He may not be running for president this year, but he certainly has a lot to say about elections. Ralph Nader joins us to talk about his new book, "The Seventeen Solutions: Bold Ideas for Our American Future." The former presidential candidate shares his thoughts on civic engagement, reforming the tax code and how to involve the everyday citizen -- and the occasional billionaire -- in rebuilding America. Do you have questions for Ralph Nader?
On Diminishing Corporate Influence in Politics
It's so easy to turn it around. I mean, when you say to yourself, "Where should our country be going? Where should our community be going? How should workers be treated? How should consumers be treated? How should we get clean elections?" You don't think you have a majority of people [supporting that]? You may have liberals and conservatives on that. And so the key issue is like, it's a principle of physics. Where do you have the greatest leverage to turn the government around and put Wall Street in an accountable position and make these corporations our servants, not our masters? Congress. 535 men and women. And they all want your votes. But there is nothing organized out there, except a few single-interest groups.
On How Bird Watchers Can Save Government
Look, there are 15 million bird watchers.
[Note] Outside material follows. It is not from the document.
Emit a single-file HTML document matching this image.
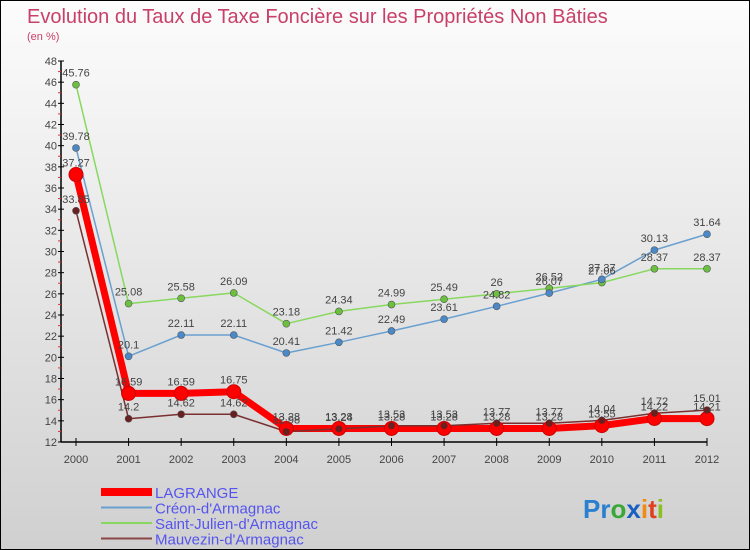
<!DOCTYPE html>
<html><head><meta charset="utf-8"><style>
body{margin:0;}
#wrap{width:748px;height:548px;border:1px solid #000;background:linear-gradient(#fcfcfc,#d0d0d0);position:relative;overflow:hidden;font-family:"Liberation Sans",sans-serif;}
svg text{font-family:"Liberation Sans",sans-serif;}
</style></head><body>
<div id="wrap">
<svg id="chart" width="748" height="548">
<text x="26" y="22" font-size="20" fill="#c8406a">Evolution du Taux de Taxe Foncière sur les Propriétés Non Bâties</text>
<text x="26" y="39" font-size="11" fill="#c8406a">(en %)</text>
<g id="axes"></g><g id="series"></g><g id="legend"></g>
<text x="582" y="517" font-size="26" font-weight="bold"><tspan fill="#2a7fd0">Pr</tspan><tspan fill="#3aa838">o</tspan><tspan fill="#1a60c0">x</tspan><tspan fill="#f08a10">i</tspan><tspan fill="#e04020">t</tspan><tspan fill="#8ac020">i</tspan></text>
</svg></div>
<script>
const years=[2000,2001,2002,2003,2004,2005,2006,2007,2008,2009,2010,2011,2012];
const yTicks=[12,14,16,18,20,22,24,26,28,30,32,34,36,38,40,42,44,46,48];
const seriesNames=["LAGRANGE","Créon-d'Armagnac","Saint-Julien-d'Armagnac","Mauvezin-d'Armagnac"];
const lagrange=[37.27,16.59,16.59,16.75,13.28,13.28,13.28,13.28,13.28,13.28,13.55,14.22,14.21];
const creon=[39.78,20.1,22.11,22.11,20.41,21.42,22.49,23.61,24.82,26.07,27.37,30.13,31.64];
const stjulien=[45.76,25.08,25.58,26.09,23.18,24.34,24.99,25.49,26,26.52,27.06,28.37,28.37];
const mauvezin=[33.85,14.2,14.62,14.62,12.98,13.24,13.53,13.53,13.77,13.77,14.04,14.72,15.01];
const NS="http://www.w3.org/2000/svg";
const X=i=>75+i*(706-75)/(years.length-1);
const Y=v=>441-(v-12)*(441-60)/36;
function mk(tag,attrs,parent){const e=document.createElementNS(NS,tag);for(const k in attrs)e.setAttribute(k,attrs[k]);parent.appendChild(e);return e;}
const ax=document.getElementById('axes');
let yl=mk('line',{x1:60,y1:60,x2:60,y2:441,stroke:'#000','stroke-width':1.5},ax);


let xl=mk('line',{x1:60,y1:441,x2:706,y2:441,stroke:'#000','stroke-width':1.5},ax);


yTicks.forEach(t=>{const y=Y(t);
 mk('line',{x1:57,y1:y,x2:63,y2:y,stroke:'#000'},ax);
 if(t<48)mk('line',{x1:57,y1:Y(t+1),x2:60,y2:Y(t+1),stroke:'#e03030'},ax);
 const tx=mk('text',{x:56,y:y+4,'font-size':11,'text-anchor':'end',fill:'#444'},ax);tx.textContent=t;
 
 });
years.forEach((yr,i)=>{const x=X(i);
 mk('line',{x1:x,y1:437,x2:x,y2:445,stroke:'#000'},ax);
 const tx=mk('text',{x:x,y:462,'font-size':11,'text-anchor':'middle',fill:'#444'},ax);tx.textContent=yr;
 
 });
const sg=document.getElementById('series');
const defs=[[stjulien,'#88d860','#6cc040',1.5,3.5,'saint-julien'],[creon,'#6aa0d0','#4a88c8',1.5,3.5,'creon'],[mauvezin,'#7a3030','#6a2020',1.5,3.5,'mauvezin'],[lagrange,'#ff0000','#ff0000',7,7,'lagrange']];
defs.slice().reverse().forEach(d=>{
 const [vals,lc,pc,w,r,nm]=d;
 const pl=mk('polyline',{points:vals.map((v,i)=>X(i)+','+Y(v)).join(' '),fill:'none',stroke:lc,'stroke-width':w,'stroke-linejoin':'round'},sg);
 
 
});
defs.forEach(d=>{
 const [vals,lc,pc,w,r,nm]=d;
 vals.forEach((v,i)=>{
  const c=mk('circle',{cx:X(i),cy:Y(v),r:r,fill:pc,stroke:nm=='lagrange'?'#c00':'#555','stroke-width':nm=='lagrange'?1:0.6},sg);
  
  
  if(nm=='lagrange'&&i>=4){mk('circle',{cx:X(i),cy:Y(mauvezin[i]),r:3.5,fill:'#6a2020'},sg);}
 });
});
defs.forEach(d=>{
 const [vals,lc,pc,w,r,nm]=d;
 vals.forEach((v,i)=>{
  const t=mk('text',{x:X(i),y:Y(v)-8,'font-size':11,'text-anchor':'middle',fill:'#444'},sg);
  t.textContent=String(v);
  
  
 });
});
const lg=document.getElementById('legend');
const lcol=['#ff0000','#6aa0d0','#88d860','#8a4848'];
const lw=[8,2,2,2];
seriesNames.forEach((n,i)=>{const y=491+i*15.5;
 const l=mk('line',{x1:100,y1:y,x2:151,y2:y,stroke:lcol[i],'stroke-width':lw[i]},lg);
 
 
 const t=mk('text',{x:154,y:y+6,'font-size':15,fill:'#5555ee'},lg);t.textContent=n;
 
 
});
</script>
</body></html>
Some of them are incredibly intense and dedicated. Up in the morning in the marshes, regardless of the weather, with all the equipment. You know, connecting with one another. And they do connect with one another in terms of how many birds they watch. And, why can't we have "Congress watchers?" It's such a simple idea. There are people who work overtime on hobbies, complex hobbies, not just stamp collecting, coin collecting, matchbox collecting. There are people who every day do things far more difficult than organizing Congress watchdog groups in every congressional district, like raising children.
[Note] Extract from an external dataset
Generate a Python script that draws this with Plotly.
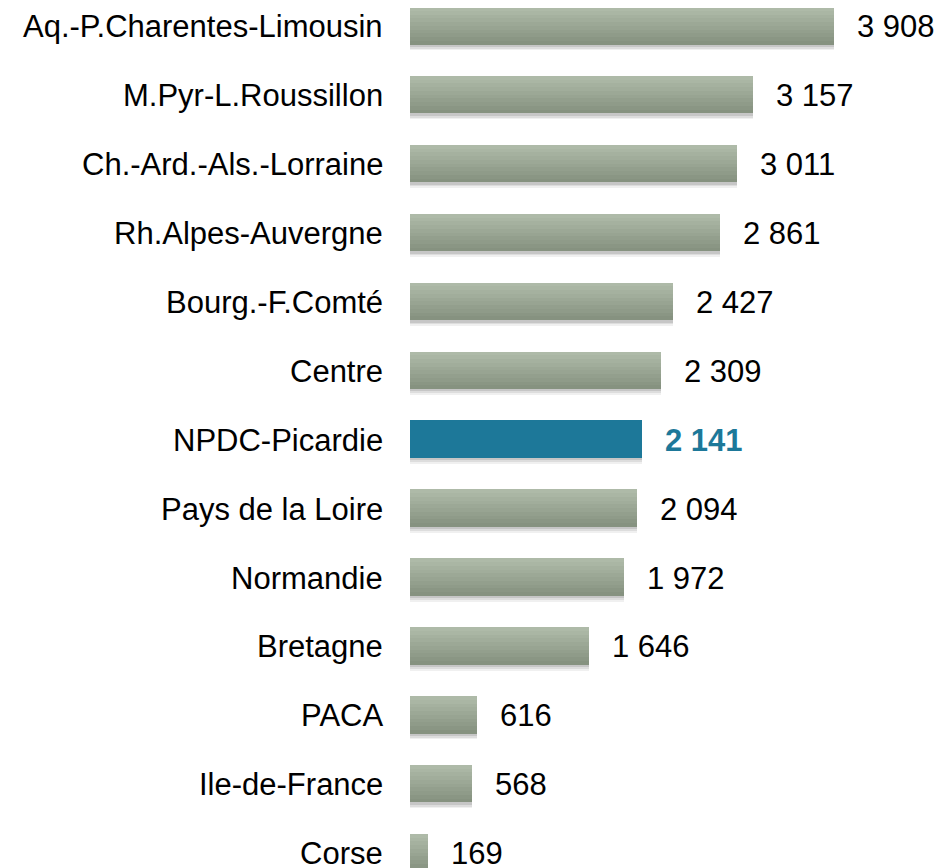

On Why You Shouldn't Dismiss the Wealthy and How They Can Be Part of the Solution
The danger of a stereotype is 100 percent. You never want to stereotype. Even if you have an unfair stereotype. Do not stereotype 100 percent. There's always the 1 or 2 percent. And justice needs money. A lot of these solutions could be accomplished very rapidly if thousands of organizers were fielded to work every day in congressional districts mobilizing people with a laser beam focus on their senators and representatives. You'd be surprised how fast the legislature and Congress will turn around.
On Military Force
Defense. An attack on our country or an imminent attack on our country. That is the only legitimate international law support for going to war.
On Inequality in America
Every empire in the history of the world has devoured its own people. Every empire when it's fallen, has devoured itself. And we have so impoverished our country with the diversion of money for the empire, that we've got half of the people in this country who are really poor. Half of the people in this country. We are an advanced third world country. We've got modern computers. Modern military. Science. But the livelihood of more and more people is disgracefully shameful. And that's what the 99 percent people were talking about.
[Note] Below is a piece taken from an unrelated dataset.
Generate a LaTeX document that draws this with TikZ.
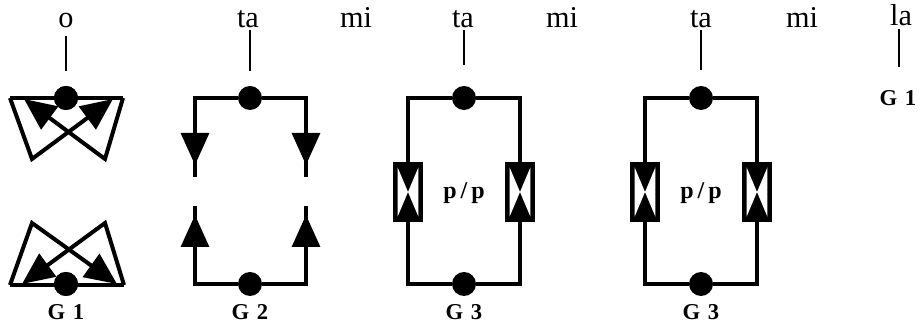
\documentclass[tikz,border=0pt]{standalone}
\usepackage{fontspec}
\setmainfont{Liberation Serif}
\usetikzlibrary{arrows.meta,positioning}

\begin{document}
\begin{tikzpicture}[
    x=0.75pt,y=-0.75pt,
    on grid,
    every node/.style={inner sep=0pt},
    word/.style={font=\fontsize{22.7}{26}\selectfont,anchor=base},
    tag/.style={font=\fontsize{17}{20}\selectfont\bfseries},
    slash/.style={font=\fontsize{18}{20}\selectfont\bfseries},
    dot/.style={circle,fill=black,minimum size=18pt},
    rail/.style={line width=2.3pt,line join=miter},
    heavy/.style={line width=3pt},
    stem/.style={line width=1.7pt},
    arrow/.style={rail,-{Triangle[length=24pt,width=21pt]}},
    valve/.style={rectangle,fill=black,minimum width=22pt,minimum height=45pt,
        path picture={
            \fill[white] ([xshift=3.2pt,yshift=-4pt]path picture bounding box.north west) -- (path picture bounding box.center)
                -- ([xshift=3.2pt,yshift=4pt]path picture bounding box.south west) -- cycle;
            \fill[white] ([xshift=-3.2pt,yshift=-4pt]path picture bounding box.north east) -- (path picture bounding box.center)
                -- ([xshift=-3.2pt,yshift=4pt]path picture bounding box.south east) -- cycle;
        }}
]
\useasboundingbox (0,0) rectangle (922,327);
% G1
\node[word] (o) at (66,28) {o};
\node[dot] (t1) at (66,98) {};
\node[dot,below=139.5pt of t1] (b1) {};
\node[tag,below=21pt of b1] (g1) {G\,\,1};
\coordinate[above=46.5pt of t1] (s1);
\coordinate[above=20pt of t1] (e1);
\coordinate (tl1) at (10,98);
\coordinate (tr1) at (123,98);
\coordinate (ml1) at (32,159);
\coordinate (mr1) at (105,159);
\coordinate (tipl1) at (24,99);
\coordinate (tipr1) at (113,99);
\coordinate (bl1) at (10,285);
\coordinate (br1) at (124,285);
\coordinate (nl1) at (32,223);
\coordinate (nr1) at (105,223);
\coordinate (pl1) at (22,284);
\coordinate (pr1) at (117,284);
\draw[stem] (s1) -- (e1);
\draw[rail,heavy] (tl1) -- (tr1);
\draw[rail,heavy] (bl1) -- (br1);
\draw[arrow,heavy] (tl1) -- (ml1) -- (tipr1);
\draw[arrow,heavy] (tr1) -- (mr1) -- (tipl1);
\draw[arrow,heavy] (bl1) -- (nl1) -- (pr1);
\draw[arrow,heavy] (br1) -- (nr1) -- (pl1);
\node[dot] at (t1) {};
\node[dot] at (b1) {};
% G2
\node[word] (ta2) at (248,28) {ta};
\node[word] (mi2) at (356,28) {mi};
\node[dot] (t2) at (250,98) {};
\node[dot,below=139.5pt of t2] (b2) {};
\node[tag,below=21pt of b2] (g2) {G\,\,2};
\coordinate (a2l) at (195,165);
\coordinate (a2r) at (306,165);
\coordinate (e2l) at (195,177);
\coordinate (e2r) at (306,177);
\coordinate (c2l) at (195,215);
\coordinate (c2r) at (306,215);
\coordinate (d2l) at (195,206);
\coordinate (d2r) at (306,206);
\coordinate[above=51pt of t2] (s2);
\coordinate[above=20pt of t2] (u2);
\draw[stem] (s2) -- (u2);
\draw[rail] (t2) -| (e2l);
\draw[rail] (t2) -| (e2r);
\draw[arrow] (t2) -| (a2l);
\draw[arrow] (t2) -| (a2r);
\draw[rail] (b2) -| (d2l);
\draw[rail] (b2) -| (d2r);
\draw[arrow] (b2) -| (c2l);
\draw[arrow] (b2) -| (c2r);
% G3
\node[word] (ta3) at (463,28) {ta};
\node[word] (mi3) at (562,28) {mi};
\node[dot] (t3) at (464,98) {};
\node[dot,below=139.5pt of t3] (b3) {};
\node[tag,below=21pt of b3] (g3) {G\,\,3};
\node[valve,below left=70.5pt and 42pt of t3] (v3l) {};
\node[valve,below right=70.5pt and 42pt of t3] (v3r) {};
\node[slash,below=71pt of t3] (p3) {p\,/\,p};
\coordinate[above=51pt of t3] (s3);
\coordinate[above=25pt of t3] (u3);
\draw[stem] (s3) -- (u3);
\draw[rail] (v3l) |- (t3) -| (v3r);
\draw[rail] (v3l) |- (b3) -| (v3r);
% G3, second
\node[word] (ta4) at (701,28) {ta};
\node[word] (mi4) at (802,28) {mi};
\node[dot] (t4) at (701,98) {};
\node[dot,below=139.5pt of t4] (b4) {};
\node[tag,below=21pt of b4] (g4) {G\,\,3};
\node[valve,below left=70.5pt and 42pt of t4] (v4l) {};
\node[valve,below right=70.5pt and 42pt of t4] (v4r) {};
\node[slash,below=71pt of t4] (p4) {p\,/\,p};
\coordinate[above=51pt of t4] (s4);
\coordinate[above=21pt of t4] (u4);
\draw[stem] (s4) -- (u4);
\draw[rail] (v4l) |- (t4) -| (v4r);
\draw[rail] (v4l) |- (b4) -| (v4r);
% la
\node[word] (la) at (901,26) {la};
\node[tag] (g5) at (898,98) {G\,\,1};
\coordinate (s5) at (899,29);
\coordinate (u5) at (899,67);
\draw[stem] (s5) -- (u5);
\end{tikzpicture}
\end{document}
On the Source of His Passion for Justice
I had a good choice of parents. As a child, you know, Michael, I couldn't stand bullies. I actually got red and flushed in the face when a fourth grader would beat up a second grader. So, you grow up that way. And, I wanted to be a lawyer. To me a lawyer meant fighting for justice. It didn't mean working in the Wall Street canyons for corporate behemoths like Goldman Sachs or Citigroup.
On Civic Engagement
You know the question I ask people? It's a little facetious. You know, Congress affects you in every way. Good or bad. It can send your children off to war. It can allow companies to rip you off. It can raise your taxes. It can lower your taxes. It spends 22 percent of your income. I say, "Do you spend more time looking at the mirror in a period of a year? Or do you spend more time looking at your congress?"